[103] This passage will not admit of a translation answerable to the sense of the original. Cicero says the word amicitia (friendship) is derived from amor (love or affection).

[104] This manner of speaking of Jupiter frequently occurs in Homer,

——πατὴρ ἀνδρῶν τε θεῶν τε,

and has been used by Virgil and other poets since Ennius.

[105] Perses, or Perseus, the last king of Macedonia, was taken by Cnæus Octavius, the prætor, and brought as prisoner to Paullus Æmilius, 167 b.c.

[106] An exemption from serving in the wars, and from paying public taxes.

[107] Mopsus. There were two soothsayers of this name: the first was one of the Lapithæ, son of Ampycus and Chloris, called also the son of Apollo and Hienantis; the other a son of Apollo and Manto, who is said to have founded Mallus, in Asia Minor, where his oracle existed as late as the time of Strabo.

[108] Tiresias was the great Theban prophet at the time of the war of the Seven against Thebes.
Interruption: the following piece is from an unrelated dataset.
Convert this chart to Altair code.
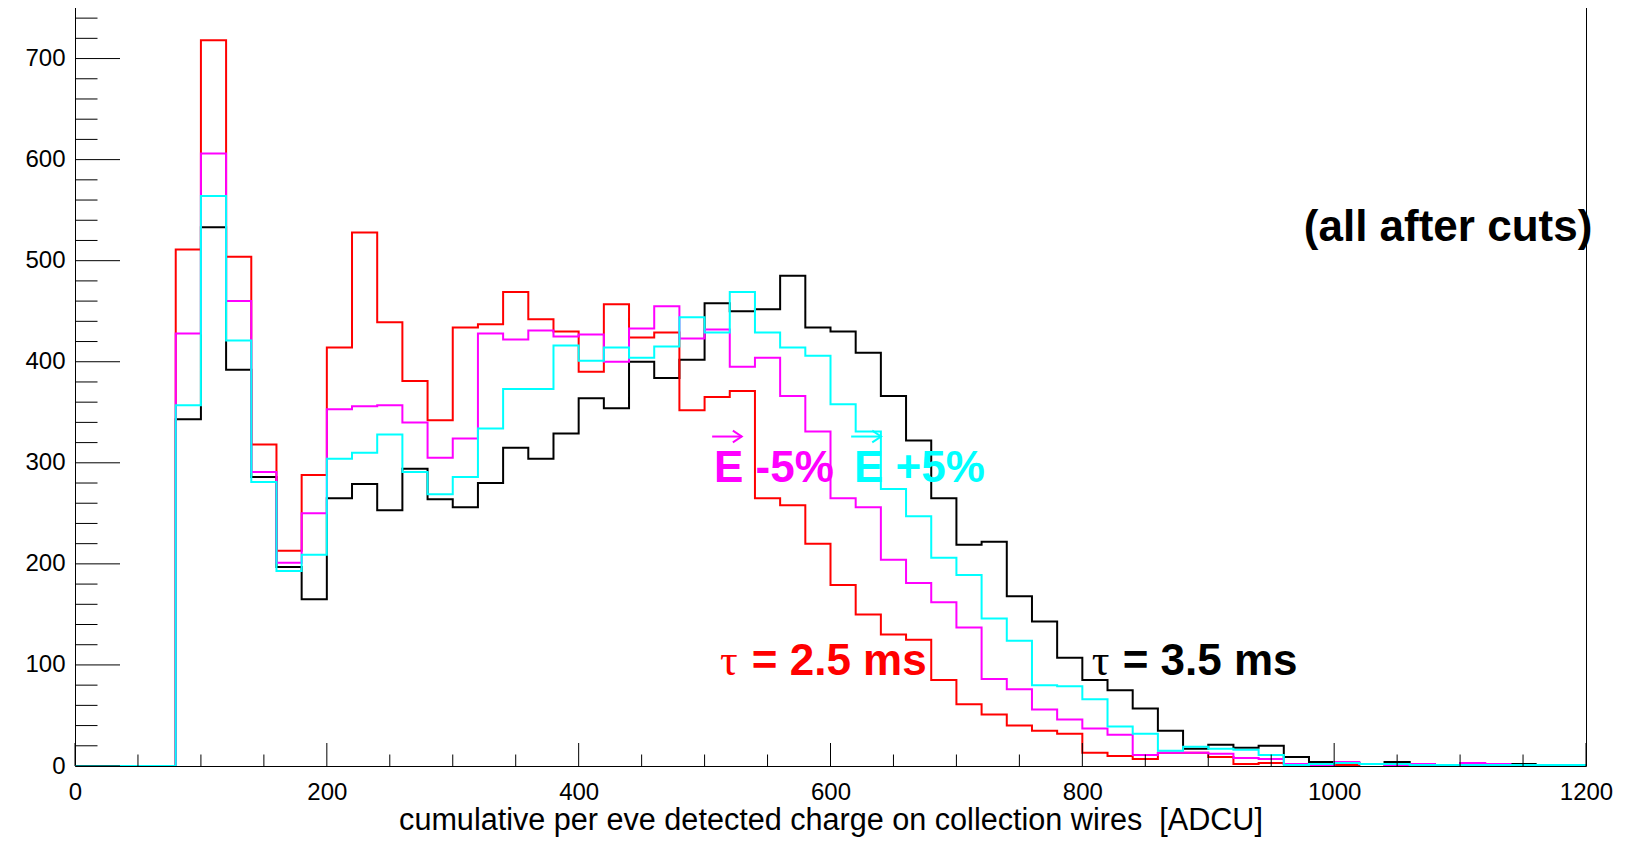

[109] Amphiaraus was King of Argos (he had been one of the Argonauts also). He was killed after the war of the Seven against Thebes, which he was compelled to join in by the treachery of his wife Eriphyle, by the earth opening and swallowing him up as he was fleeing from Periclymenus.

[110] Calchas was the prophet of the Grecian army at the siege of Troy.